Dit idee wordt voortgezet in de momenten met Mr. Jensen,
die eveneens direct afwijzend reageert op Mabel’s ‘vreemde’ gedrag. Uiteraard
laat ze zich hierdoor niet uit het veld slaan, maar blijft ze proberen om de
vreselijk stijve Mr. Jensen wat losser te maken en te verleiden tot een dans of
toch in ieder geval iets van emotie. Het acteerwerk in iedere Cassavetes film
wordt praktisch standaard geprezen omdat het zo goed is, maar daarmee wordt
vaak over het hoofd gezien dat een Cassavetes film helemaal niet zo uniform
goed geacteerd is als mensen soms lijken te willen claimen. In werkelijkheid is
er in zijn films altijd een enorme diversiteit aan verschillende acteerstijlen
te vinden, omdat er ook altijd een diversiteit een verschillende acteurs terug
te vinden is die allemaal hun eigen persoonlijke inbreng aan zijn films geven.

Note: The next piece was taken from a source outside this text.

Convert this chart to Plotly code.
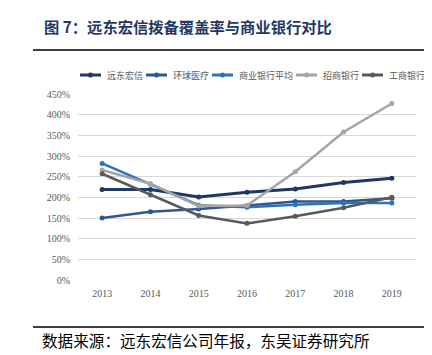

Het acteerwerk van Mario Gallo is op geen enkele manier als ‘goed’ te lezen,
maar toch past het vreselijk goed in zijn rol omdat het personage zo ontzettend
stijf en teruggetrokken is en Cassavetes kiest altijd datgene wat het beste bij
een rol past. Zijn personage Mr. Jensen staat feitelijk symbool voor alles in
onze maatschappij wat veroordelend en bekrompen is, iets wat direct zijn
terugslag vindt in het acteerwerk. Al direct vanaf het moment dat hij aan de
deur staat, heeft hij besloten dat Mabel gestoord is en voelt hij zich daardoor
zichtbaar ongemakkelijk bij de hele situatie en gaat hij zich enkel nog
ongemakkelijker voelen als Mabel maar blijft proberen om hem uit zijn schulp te
krijgen. De situatie escaleert volledig als Nick en zijn moeder thuiskomen en
er een soort blinde paniek ontstaat omdat de kinderen een verkleedpartijtje
hadden en een van de kinderen naakt in het huis rondloopt. Mr. Jensen reageert
al zijn onvrede af op Nick, die zijn onvrede over Mabel weer afreageert op Mr.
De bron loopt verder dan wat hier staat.